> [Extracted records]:
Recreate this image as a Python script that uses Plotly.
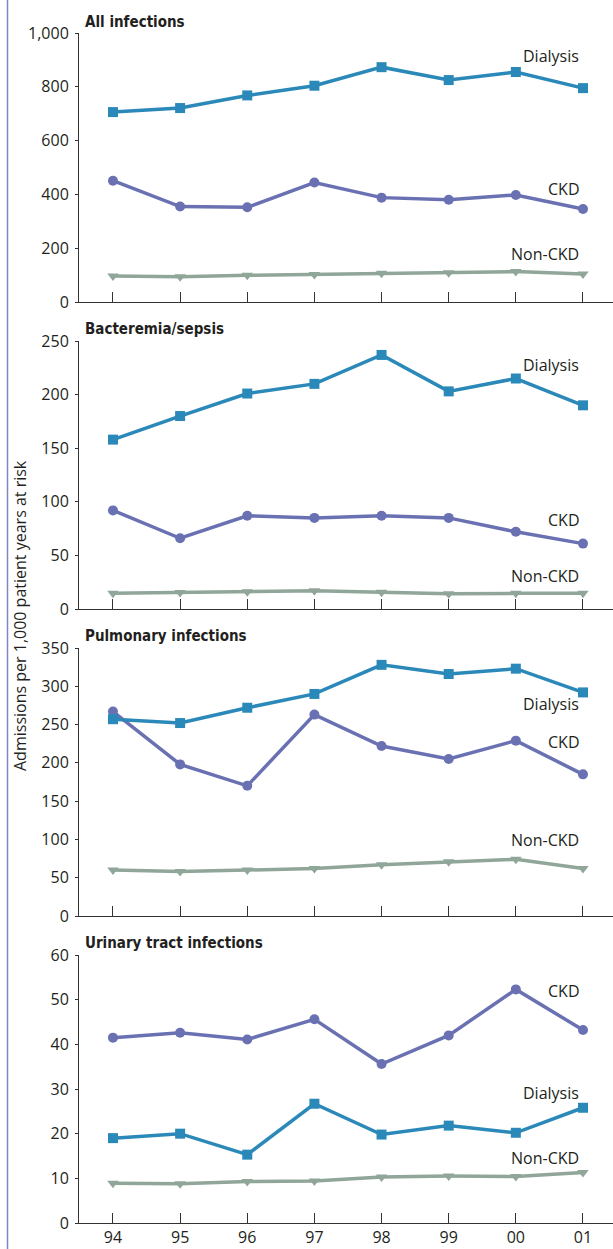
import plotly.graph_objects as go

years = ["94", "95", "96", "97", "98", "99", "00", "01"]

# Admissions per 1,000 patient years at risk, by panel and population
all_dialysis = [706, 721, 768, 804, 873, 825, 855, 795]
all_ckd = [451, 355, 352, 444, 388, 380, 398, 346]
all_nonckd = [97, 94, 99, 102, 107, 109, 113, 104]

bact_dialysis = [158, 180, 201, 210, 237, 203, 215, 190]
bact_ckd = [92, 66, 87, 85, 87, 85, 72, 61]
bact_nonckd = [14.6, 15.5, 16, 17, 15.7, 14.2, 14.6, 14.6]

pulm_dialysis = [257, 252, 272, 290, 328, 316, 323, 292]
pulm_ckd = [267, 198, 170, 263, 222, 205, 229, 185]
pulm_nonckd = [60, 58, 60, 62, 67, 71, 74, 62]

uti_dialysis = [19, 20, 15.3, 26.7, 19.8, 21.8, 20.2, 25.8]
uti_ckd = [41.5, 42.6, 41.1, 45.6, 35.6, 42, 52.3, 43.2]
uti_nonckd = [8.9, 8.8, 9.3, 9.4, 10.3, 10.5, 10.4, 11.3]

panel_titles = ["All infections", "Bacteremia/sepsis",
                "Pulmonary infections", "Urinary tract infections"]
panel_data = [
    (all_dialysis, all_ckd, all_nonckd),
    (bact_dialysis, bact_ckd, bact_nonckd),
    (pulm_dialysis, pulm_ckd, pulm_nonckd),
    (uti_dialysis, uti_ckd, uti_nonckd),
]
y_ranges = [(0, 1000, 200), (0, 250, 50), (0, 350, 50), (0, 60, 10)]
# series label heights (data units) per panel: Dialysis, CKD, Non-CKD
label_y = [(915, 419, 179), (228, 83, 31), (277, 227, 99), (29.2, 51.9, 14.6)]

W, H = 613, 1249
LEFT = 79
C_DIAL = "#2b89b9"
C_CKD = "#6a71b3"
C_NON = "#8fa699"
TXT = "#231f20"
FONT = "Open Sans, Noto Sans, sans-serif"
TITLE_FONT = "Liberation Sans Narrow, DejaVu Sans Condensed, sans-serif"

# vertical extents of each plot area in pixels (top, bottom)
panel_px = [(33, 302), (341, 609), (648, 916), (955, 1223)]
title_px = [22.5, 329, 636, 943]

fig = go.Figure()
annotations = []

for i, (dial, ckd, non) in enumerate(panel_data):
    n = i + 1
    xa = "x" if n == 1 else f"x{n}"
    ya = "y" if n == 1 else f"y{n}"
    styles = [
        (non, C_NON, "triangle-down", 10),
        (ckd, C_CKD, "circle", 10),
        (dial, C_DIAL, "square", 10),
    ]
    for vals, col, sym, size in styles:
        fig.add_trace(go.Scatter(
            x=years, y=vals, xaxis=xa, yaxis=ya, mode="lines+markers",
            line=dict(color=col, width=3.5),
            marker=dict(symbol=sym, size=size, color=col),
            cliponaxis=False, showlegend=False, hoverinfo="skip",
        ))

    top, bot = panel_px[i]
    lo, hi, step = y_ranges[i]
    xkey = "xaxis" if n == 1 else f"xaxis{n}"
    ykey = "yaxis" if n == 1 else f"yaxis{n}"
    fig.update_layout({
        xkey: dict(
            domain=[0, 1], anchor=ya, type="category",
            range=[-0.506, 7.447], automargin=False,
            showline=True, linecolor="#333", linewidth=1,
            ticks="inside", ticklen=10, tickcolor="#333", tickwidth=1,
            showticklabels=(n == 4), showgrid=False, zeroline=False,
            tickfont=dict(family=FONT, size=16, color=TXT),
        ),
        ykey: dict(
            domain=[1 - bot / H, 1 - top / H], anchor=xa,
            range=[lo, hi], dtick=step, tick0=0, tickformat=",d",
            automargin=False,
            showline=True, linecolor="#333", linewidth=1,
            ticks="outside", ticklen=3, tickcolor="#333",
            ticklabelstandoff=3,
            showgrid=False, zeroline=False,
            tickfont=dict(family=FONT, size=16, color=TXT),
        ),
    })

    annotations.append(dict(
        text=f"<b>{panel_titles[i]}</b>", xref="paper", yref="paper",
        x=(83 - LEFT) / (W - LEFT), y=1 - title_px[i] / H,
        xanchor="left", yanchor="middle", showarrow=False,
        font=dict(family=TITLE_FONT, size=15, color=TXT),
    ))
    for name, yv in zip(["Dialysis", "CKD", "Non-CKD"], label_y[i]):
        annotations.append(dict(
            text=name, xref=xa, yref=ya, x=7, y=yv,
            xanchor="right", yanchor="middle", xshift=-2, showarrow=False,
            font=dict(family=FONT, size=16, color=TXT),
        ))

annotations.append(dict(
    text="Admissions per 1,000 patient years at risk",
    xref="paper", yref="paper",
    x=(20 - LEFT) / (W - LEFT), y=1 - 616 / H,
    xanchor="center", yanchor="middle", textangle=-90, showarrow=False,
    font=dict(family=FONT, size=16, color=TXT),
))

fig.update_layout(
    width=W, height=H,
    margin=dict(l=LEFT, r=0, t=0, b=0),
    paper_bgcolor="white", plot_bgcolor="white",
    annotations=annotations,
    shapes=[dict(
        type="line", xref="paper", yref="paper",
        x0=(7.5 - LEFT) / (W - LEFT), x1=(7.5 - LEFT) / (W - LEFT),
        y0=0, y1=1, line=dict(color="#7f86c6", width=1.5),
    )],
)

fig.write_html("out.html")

...

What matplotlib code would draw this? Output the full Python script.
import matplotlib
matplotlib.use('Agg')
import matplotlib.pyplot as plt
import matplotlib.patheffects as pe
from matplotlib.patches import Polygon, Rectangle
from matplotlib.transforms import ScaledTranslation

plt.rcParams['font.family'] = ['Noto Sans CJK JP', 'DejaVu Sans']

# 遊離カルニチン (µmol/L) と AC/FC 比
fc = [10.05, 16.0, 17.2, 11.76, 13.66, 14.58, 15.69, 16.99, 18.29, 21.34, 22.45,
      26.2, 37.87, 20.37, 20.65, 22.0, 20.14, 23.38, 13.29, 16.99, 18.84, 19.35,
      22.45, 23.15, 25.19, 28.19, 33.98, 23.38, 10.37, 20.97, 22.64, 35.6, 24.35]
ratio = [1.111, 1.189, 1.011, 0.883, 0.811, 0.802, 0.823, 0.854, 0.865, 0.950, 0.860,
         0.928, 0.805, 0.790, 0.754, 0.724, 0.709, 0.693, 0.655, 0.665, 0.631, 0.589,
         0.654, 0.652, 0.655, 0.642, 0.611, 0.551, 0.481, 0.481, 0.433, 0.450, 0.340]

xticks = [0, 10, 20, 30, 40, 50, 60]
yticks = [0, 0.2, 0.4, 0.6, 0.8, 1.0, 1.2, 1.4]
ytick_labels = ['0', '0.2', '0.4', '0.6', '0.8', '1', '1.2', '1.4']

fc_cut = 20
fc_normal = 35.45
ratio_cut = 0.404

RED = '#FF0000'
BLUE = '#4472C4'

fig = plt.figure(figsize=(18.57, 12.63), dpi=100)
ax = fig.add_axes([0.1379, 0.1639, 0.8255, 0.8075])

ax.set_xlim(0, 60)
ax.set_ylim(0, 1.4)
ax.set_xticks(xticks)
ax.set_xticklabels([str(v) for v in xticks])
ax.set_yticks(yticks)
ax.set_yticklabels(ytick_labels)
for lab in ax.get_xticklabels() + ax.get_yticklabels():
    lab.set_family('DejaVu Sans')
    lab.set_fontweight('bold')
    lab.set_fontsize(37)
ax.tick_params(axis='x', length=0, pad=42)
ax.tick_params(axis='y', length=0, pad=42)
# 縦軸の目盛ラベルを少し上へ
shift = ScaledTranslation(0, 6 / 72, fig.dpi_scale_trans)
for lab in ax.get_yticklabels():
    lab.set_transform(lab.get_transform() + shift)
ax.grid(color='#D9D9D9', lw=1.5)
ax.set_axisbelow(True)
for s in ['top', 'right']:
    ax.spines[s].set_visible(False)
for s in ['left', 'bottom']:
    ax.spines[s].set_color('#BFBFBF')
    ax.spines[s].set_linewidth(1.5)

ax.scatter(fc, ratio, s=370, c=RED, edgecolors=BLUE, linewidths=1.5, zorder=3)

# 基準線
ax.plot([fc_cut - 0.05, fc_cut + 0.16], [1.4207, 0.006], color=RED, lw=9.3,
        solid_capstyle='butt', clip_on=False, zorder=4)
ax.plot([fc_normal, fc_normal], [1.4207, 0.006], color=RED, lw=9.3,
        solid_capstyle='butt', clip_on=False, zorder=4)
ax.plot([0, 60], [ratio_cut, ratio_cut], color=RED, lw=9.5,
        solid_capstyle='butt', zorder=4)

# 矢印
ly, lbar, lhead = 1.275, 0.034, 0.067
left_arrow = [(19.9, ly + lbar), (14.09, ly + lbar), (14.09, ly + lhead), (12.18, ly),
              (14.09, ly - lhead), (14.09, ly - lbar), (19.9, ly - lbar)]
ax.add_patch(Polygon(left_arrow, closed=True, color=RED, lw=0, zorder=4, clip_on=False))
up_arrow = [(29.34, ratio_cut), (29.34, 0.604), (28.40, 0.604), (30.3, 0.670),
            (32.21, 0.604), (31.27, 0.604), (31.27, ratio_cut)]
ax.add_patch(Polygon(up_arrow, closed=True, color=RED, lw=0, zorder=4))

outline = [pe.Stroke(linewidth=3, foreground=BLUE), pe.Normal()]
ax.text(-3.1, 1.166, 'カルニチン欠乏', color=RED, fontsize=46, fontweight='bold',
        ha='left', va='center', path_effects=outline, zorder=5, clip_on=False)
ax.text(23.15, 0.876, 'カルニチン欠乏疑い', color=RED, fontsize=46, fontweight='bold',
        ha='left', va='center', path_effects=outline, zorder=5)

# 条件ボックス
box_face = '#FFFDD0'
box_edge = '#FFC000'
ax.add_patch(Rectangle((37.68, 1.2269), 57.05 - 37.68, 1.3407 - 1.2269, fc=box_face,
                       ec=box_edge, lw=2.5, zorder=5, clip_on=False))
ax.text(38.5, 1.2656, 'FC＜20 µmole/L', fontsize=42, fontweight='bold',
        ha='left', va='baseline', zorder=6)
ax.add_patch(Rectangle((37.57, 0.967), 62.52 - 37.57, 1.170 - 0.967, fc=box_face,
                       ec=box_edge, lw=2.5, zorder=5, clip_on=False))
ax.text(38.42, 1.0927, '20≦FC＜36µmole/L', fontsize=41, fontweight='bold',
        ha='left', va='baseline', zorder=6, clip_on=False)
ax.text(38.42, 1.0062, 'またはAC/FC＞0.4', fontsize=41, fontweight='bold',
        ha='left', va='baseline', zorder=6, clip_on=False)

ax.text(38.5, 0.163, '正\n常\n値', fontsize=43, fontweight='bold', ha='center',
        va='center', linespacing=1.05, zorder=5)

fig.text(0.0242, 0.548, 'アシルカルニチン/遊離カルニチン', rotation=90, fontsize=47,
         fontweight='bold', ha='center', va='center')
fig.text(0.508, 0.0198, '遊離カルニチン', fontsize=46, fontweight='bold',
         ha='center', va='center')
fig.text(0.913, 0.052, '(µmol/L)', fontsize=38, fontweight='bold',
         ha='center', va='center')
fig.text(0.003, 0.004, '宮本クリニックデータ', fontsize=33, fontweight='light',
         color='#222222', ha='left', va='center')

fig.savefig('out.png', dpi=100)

> [WORK REQUIRED]:
Look above for the line with "Recreate this image", then print it and each line after it down to and including the line with "annotations = []". Leave out the pictures and keep the wording exact.

> [TASK SOLUTION]:
Recreate this image as a Python script that uses Plotly.
import plotly.graph_objects as go

years = ["94", "95", "96", "97", "98", "99", "00", "01"]

# Admissions per 1,000 patient years at risk, by panel and population
all_dialysis = [706, 721, 768, 804, 873, 825, 855, 795]
all_ckd = [451, 355, 352, 444, 388, 380, 398, 346]
all_nonckd = [97, 94, 99, 102, 107, 109, 113, 104]

bact_dialysis = [158, 180, 201, 210, 237, 203, 215, 190]
bact_ckd = [92, 66, 87, 85, 87, 85, 72, 61]
bact_nonckd = [14.6, 15.5, 16, 17, 15.7, 14.2, 14.6, 14.6]

pulm_dialysis = [257, 252, 272, 290, 328, 316, 323, 292]
pulm_ckd = [267, 198, 170, 263, 222, 205, 229, 185]
pulm_nonckd = [60, 58, 60, 62, 67, 71, 74, 62]

uti_dialysis = [19, 20, 15.3, 26.7, 19.8, 21.8, 20.2, 25.8]
uti_ckd = [41.5, 42.6, 41.1, 45.6, 35.6, 42, 52.3, 43.2]
uti_nonckd = [8.9, 8.8, 9.3, 9.4, 10.3, 10.5, 10.4, 11.3]

panel_titles = ["All infections", "Bacteremia/sepsis",
                "Pulmonary infections", "Urinary tract infections"]
panel_data = [
    (all_dialysis, all_ckd, all_nonckd),
    (bact_dialysis, bact_ckd, bact_nonckd),
    (pulm_dialysis, pulm_ckd, pulm_nonckd),
    (uti_dialysis, uti_ckd, uti_nonckd),
]
y_ranges = [(0, 1000, 200), (0, 250, 50), (0, 350, 50), (0, 60, 10)]
# series label heights (data units) per panel: Dialysis, CKD, Non-CKD
label_y = [(915, 419, 179), (228, 83, 31), (277, 227, 99), (29.2, 51.9, 14.6)]

W, H = 613, 1249
LEFT = 79
C_DIAL = "#2b89b9"
C_CKD = "#6a71b3"
C_NON = "#8fa699"
TXT = "#231f20"
FONT = "Open Sans, Noto Sans, sans-serif"
TITLE_FONT = "Liberation Sans Narrow, DejaVu Sans Condensed, sans-serif"

# vertical extents of each plot area in pixels (top, bottom)
panel_px = [(33, 302), (341, 609), (648, 916), (955, 1223)]
title_px = [22.5, 329, 636, 943]

fig = go.Figure()
annotations = []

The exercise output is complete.